Data.

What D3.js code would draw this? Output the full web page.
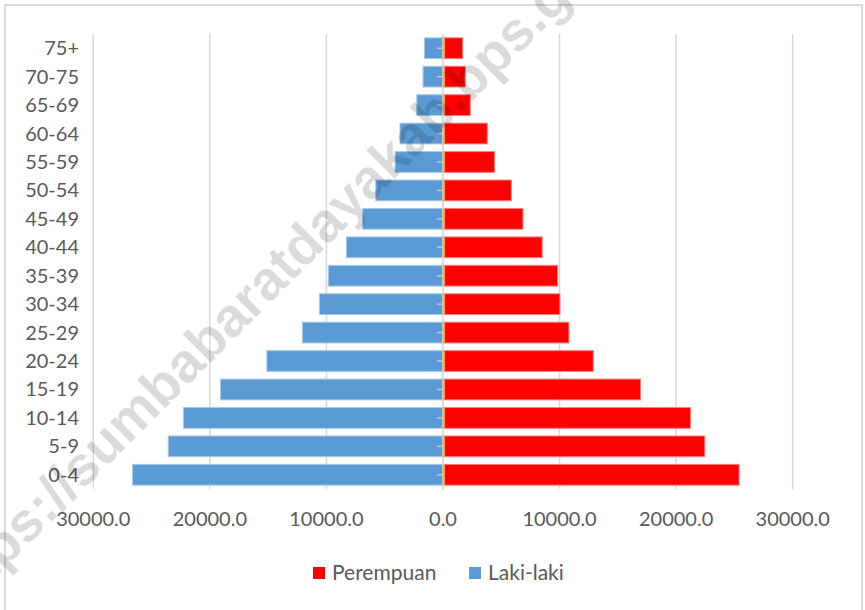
<!DOCTYPE html>
<html lang="id">
<head>
<meta charset="utf-8">
<title>Piramida Penduduk</title>
<script src="https://cdn.jsdelivr.net/npm/d3@7"></script>
<style>
  body { margin: 0; background: #fff; }
  svg { display: block; font-family: Lato, "Open Sans", sans-serif; }
  .grid line { stroke: #d9d9d9; stroke-width: 1.5px; }
  .lbl { fill: #595959; font-size: 20px; }
</style>
</head>
<body>
<div id="chart"></div>
<script>
var groups = ["0-4", "5-9", "10-14", "15-19", "20-24", "25-29", "30-34", "35-39",
              "40-44", "45-49", "50-54", "55-59", "60-64", "65-69", "70-75", "75+"];
var lakiLaki = [26630, 23570, 22260, 19090, 15110, 12060, 10600, 9830,
                8290, 6890, 5770, 4110, 3690, 2250, 1710, 1600];
var perempuan = [25400, 22460, 21230, 16950, 12890, 10800, 10030, 9830,
                 8510, 6860, 5860, 4430, 3800, 2340, 1910, 1690];
var xTicks = [-30000, -20000, -10000, 0, 10000, 20000, 30000];
var legendItems = [["Perempuan", "#ff0000"], ["Laki-laki", "#5b9bd5"]];

var width = 865, height = 610;

var svg = d3.select("#chart").append("svg")
    .attr("width", width)
    .attr("height", height);

// chart frame
svg.append("rect")
    .attr("x", 5).attr("y", 5)
    .attr("width", 857).attr("height", 620)
    .attr("fill", "#fff")
    .attr("stroke", "#d9d9d9")
    .attr("stroke-width", 2);

var x = d3.scaleLinear().domain([-30000, 30000]).range([93.3, 792.7]);
var y = d3.scaleBand()
    .domain(groups.slice().reverse())
    .range([34, 489])
    .paddingInner(0.27)
    .paddingOuter(0.135);

// gridlines
svg.append("g").attr("class", "grid")
  .selectAll("line")
  .data(xTicks.filter(function(d) { return d != 0; }))
  .enter().append("line")
    .attr("x1", function(d) { return x(d); })
    .attr("x2", function(d) { return x(d); })
    .attr("y1", 34).attr("y2", 489);

// bars
svg.append("g").selectAll("rect")
    .data(groups)
  .enter().append("rect")
    .attr("x", function(d, i) { return x(-lakiLaki[i]); })
    .attr("y", function(d) { return y(d); })
    .attr("width", function(d, i) { return x(0) - x(-lakiLaki[i]); })
    .attr("height", y.bandwidth())
    .attr("fill", "#5b9bd5")
    .attr("stroke", "#a9c9ea")
    .attr("stroke-width", 1);

svg.append("g").selectAll("rect")
    .data(groups)
  .enter().append("rect")
    .attr("x", x(0))
    .attr("y", function(d) { return y(d); })
    .attr("width", function(d, i) { return x(perempuan[i]) - x(0); })
    .attr("height", y.bandwidth())
    .attr("fill", "#ff0000")
    .attr("stroke", "#ff7f7f")
    .attr("stroke-width", 1);

// orange edge on female bars
svg.append("g").selectAll("line")
    .data(groups)
  .enter().append("line")
    .attr("x1", x(0) + 1.2).attr("x2", x(0) + 1.2)
    .attr("y1", function(d) { return y(d) + 0.5; })
    .attr("y2", function(d) { return y(d) + y.bandwidth() - 0.5; })
    .attr("stroke", "#ffc000")
    .attr("stroke-width", 1.2);

// vertical axis at zero
var yAxis = svg.append("g")
    .attr("transform", "translate(" + x(0) + ",0)")
    .call(d3.axisLeft(y).tickSize(6).tickFormat(""));
yAxis.select(".domain").attr("stroke", "#d0d0d0").attr("stroke-width", 1.5)
    .attr("d", "M0,34V490");
yAxis.selectAll(".tick line").attr("stroke", "#c8c8c8").attr("stroke-width", 1.5);

// category labels
svg.append("g").selectAll("text")
    .data(groups)
  .enter().append("text")
    .attr("class", "lbl")
    .attr("x", 79)
    .attr("y", function(d) { return y(d) + y.bandwidth() / 2; })
    .attr("dy", "0.35em")
    .attr("text-anchor", "end")
    .text(function(d) { return d; });

// x tick labels
svg.append("g").selectAll("text")
    .data(xTicks)
  .enter().append("text")
    .attr("class", "lbl")
    .attr("x", function(d) { return x(d); })
    .attr("y", 526)
    .attr("text-anchor", "middle")
    .text(function(d) { return d3.format(".1f")(Math.abs(d)); });

// legend
var legX = [313, 469];
var leg = svg.append("g").selectAll("g")
    .data(legendItems)
  .enter().append("g")
    .attr("transform", function(d, i) { return "translate(" + legX[i] + ",567)"; });
leg.append("rect").attr("width", 12).attr("height", 12)
    .attr("fill", function(d) { return d[1]; });
leg.append("text").attr("class", "lbl")
    .attr("x", 19).attr("y", 13)
    .style("font-size", "21px")
    .text(function(d) { return d[0]; });

// watermark
svg.append("text")
    .attr("transform", "translate(284,262) rotate(-45)")
    .attr("text-anchor", "middle")
    .attr("dy", "0.35em")
    .style("font-family", "'Liberation Sans', Arial, sans-serif")
    .style("font-weight", "bold")
    .style("font-size", "55px")
    .attr("fill", "#000")
    .attr("fill-opacity", 0.14)
    .text("https://sumbabaratdayakab.bps.go.id");
</script>
</body>
</html>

The exercise.
Transcribe the material exactly, and leave out whatever pictures it holds.

Full solution.
What D3.js code would draw this? Output the full web page.
<!DOCTYPE html>
<html lang="id">
<head>
<meta charset="utf-8">
<title>Piramida Penduduk</title>
<script src="https://cdn.jsdelivr.net/npm/d3@7"></script>
<style>
  body { margin: 0; background: #fff; }
  svg { display: block; font-family: Lato, "Open Sans", sans-serif; }
  .grid line { stroke: #d9d9d9; stroke-width: 1.5px; }
  .lbl { fill: #595959; font-size: 20px; }
</style>
</head>
<body>
<div id="chart"></div>
<script>
var groups = ["0-4", "5-9", "10-14", "15-19", "20-24", "25-29", "30-34", "35-39",
              "40-44", "45-49", "50-54", "55-59", "60-64", "65-69", "70-75", "75+"];
var lakiLaki = [26630, 23570, 22260, 19090, 15110, 12060, 10600, 9830,
                8290, 6890, 5770, 4110, 3690, 2250, 1710, 1600];
var perempuan = [25400, 22460, 21230, 16950, 12890, 10800, 10030, 9830,
                 8510, 6860, 5860, 4430, 3800, 2340, 1910, 1690];
var xTicks = [-30000, -20000, -10000, 0, 10000, 20000, 30000];
var legendItems = [["Perempuan", "#ff0000"], ["Laki-laki", "#5b9bd5"]];

var width = 865, height = 610;

var svg = d3.select("#chart").append("svg")
    .attr("width", width)
    .attr("height", height);

// chart frame
svg.append("rect")
    .attr("x", 5).attr("y", 5)
    .attr("width", 857).attr("height", 620)
    .attr("fill", "#fff")
    .attr("stroke", "#d9d9d9")
    .attr("stroke-width", 2);

var x = d3.scaleLinear().domain([-30000, 30000]).range([93.3, 792.7]);
var y = d3.scaleBand()
    .domain(groups.slice().reverse())
    .range([34, 489])
    .paddingInner(0.27)
    .paddingOuter(0.135);

// gridlines
svg.append("g").attr("class", "grid")
  .selectAll("line")
  .data(xTicks.filter(function(d) { return d != 0; }))
  .enter().append("line")
    .attr("x1", function(d) { return x(d); })
    .attr("x2", function(d) { return x(d); })
    .attr("y1", 34).attr("y2", 489);

// bars
svg.append("g").selectAll("rect")
    .data(groups)
  .enter().append("rect")
    .attr("x", function(d, i) { return x(-lakiLaki[i]); })
    .attr("y", function(d) { return y(d); })
    .attr("width", function(d, i) { return x(0) - x(-lakiLaki[i]); })
    .attr("height", y.bandwidth())
    .attr("fill", "#5b9bd5")
    .attr("stroke", "#a9c9ea")
    .attr("stroke-width", 1);

svg.append("g").selectAll("rect")
    .data(groups)
  .enter().append("rect")
    .attr("x", x(0))
    .attr("y", function(d) { return y(d); })
    .attr("width", function(d, i) { return x(perempuan[i]) - x(0); })
    .attr("height", y.bandwidth())
    .attr("fill", "#ff0000")
    .attr("stroke", "#ff7f7f")
    .attr("stroke-width", 1);

// orange edge on female bars
svg.append("g").selectAll("line")
    .data(groups)
  .enter().append("line")
    .attr("x1", x(0) + 1.2).attr("x2", x(0) + 1.2)
    .attr("y1", function(d) { return y(d) + 0.5; })
    .attr("y2", function(d) { return y(d) + y.bandwidth() - 0.5; })
    .attr("stroke", "#ffc000")
    .attr("stroke-width", 1.2);

// vertical axis at zero
var yAxis = svg.append("g")
    .attr("transform", "translate(" + x(0) + ",0)")
    .call(d3.axisLeft(y).tickSize(6).tickFormat(""));
yAxis.select(".domain").attr("stroke", "#d0d0d0").attr("stroke-width", 1.5)
    .attr("d", "M0,34V490");
yAxis.selectAll(".tick line").attr("stroke", "#c8c8c8").attr("stroke-width", 1.5);

// category labels
svg.append("g").selectAll("text")
    .data(groups)
  .enter().append("text")
    .attr("class", "lbl")
    .attr("x", 79)
    .attr("y", function(d) { return y(d) + y.bandwidth() / 2; })
    .attr("dy", "0.35em")
    .attr("text-anchor", "end")
    .text(function(d) { return d; });

// x tick labels
svg.append("g").selectAll("text")
    .data(xTicks)
  .enter().append("text")
    .attr("class", "lbl")
    .attr("x", function(d) { return x(d); })
    .attr("y", 526)
    .attr("text-anchor", "middle")
    .text(function(d) { return d3.format(".1f")(Math.abs(d)); });

// legend
var legX = [313, 469];
var leg = svg.append("g").selectAll("g")
    .data(legendItems)
  .enter().append("g")
    .attr("transform", function(d, i) { return "translate(" + legX[i] + ",567)"; });
leg.append("rect").attr("width", 12).attr("height", 12)
    .attr("fill", function(d) { return d[1]; });
leg.append("text").attr("class", "lbl")
    .attr("x", 19).attr("y", 13)
    .style("font-size", "21px")
    .text(function(d) { return d[0]; });

// watermark
svg.append("text")
    .attr("transform", "translate(284,262) rotate(-45)")
    .attr("text-anchor", "middle")
    .attr("dy", "0.35em")
    .style("font-family", "'Liberation Sans', Arial, sans-serif")
    .style("font-weight", "bold")
    .style("font-size", "55px")
    .attr("fill", "#000")
    .attr("fill-opacity", 0.14)
    .text("https://sumbabaratdayakab.bps.go.id");
</script>
</body>
</html>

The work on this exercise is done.